Более хладнокровные, чем мы, люди, давно выяснили, что, скажем, идеально прожаренная — но не пересушенная — говядина прогревается в своей сердцевине всего-навсего до 60–65 градусов Цельсия. Вот и возникает вопрос: зачем ее для этого запихивать в раскаленную до втрое более высоких температур печь?
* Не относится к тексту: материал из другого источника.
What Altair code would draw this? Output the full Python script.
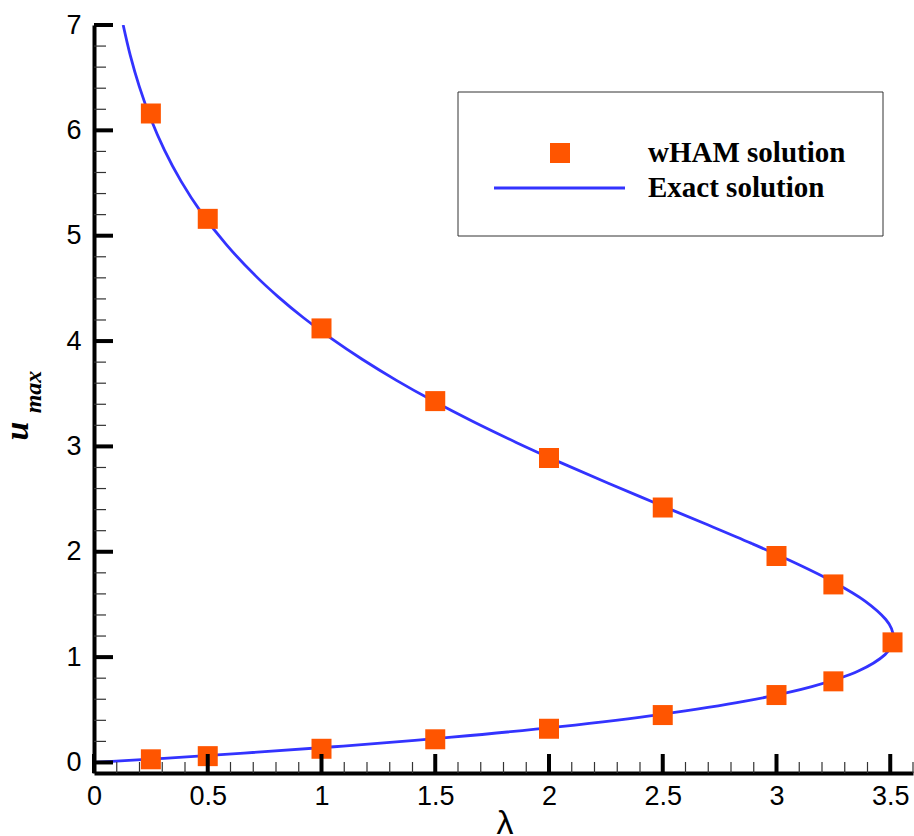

Ну так как, попробовать, что ли?
Взять кусок говяжьего толстого края килограмма на полтора как минимум. Либо, может быть, целый ростбиф, называемый еще в особо продвинутых заведениях на британский манер, стриплоином. Только ни в коем случае не мороженый, конечно, а в крайнем случае охлажденный. Тщательно зачистив мясо от остатков жилок и пленок, с внутренней, когда-то сидевшей на кости, стороны нашпиговать его половинками зубчиков чеснока, присолить крупной солью, припудрить свежемолотым черным перцем, чили и кориандром, мелко накрошить сверху лавровый листик и застелить в продольном направлении несколькими веточками петрушки и кинзы. Теперь свернуть мясо вдоль в некое подобие толстой колбасы и туго увязать хлопчатобумажным шпагатом.
Получившийся рулет живо обжарить, перекатывая туда-сюда по просторной сковороде, на очень горячем оливковом масле и отложить, прикрыв чем-нибудь, чтобы не остывал. В оставшемся на сковороде жире и соке обжарить при интенсивном помешивании: полдюжины некрупных зеленых перцев, освобожденных от семечек и перепонок и нарезанных четвертинками вдоль; три-четыре крупных морковки, нарубленных толстыми диагональными пластинами; горсть крупных стручков зеленой фасоли; несколько соцветий брокколи.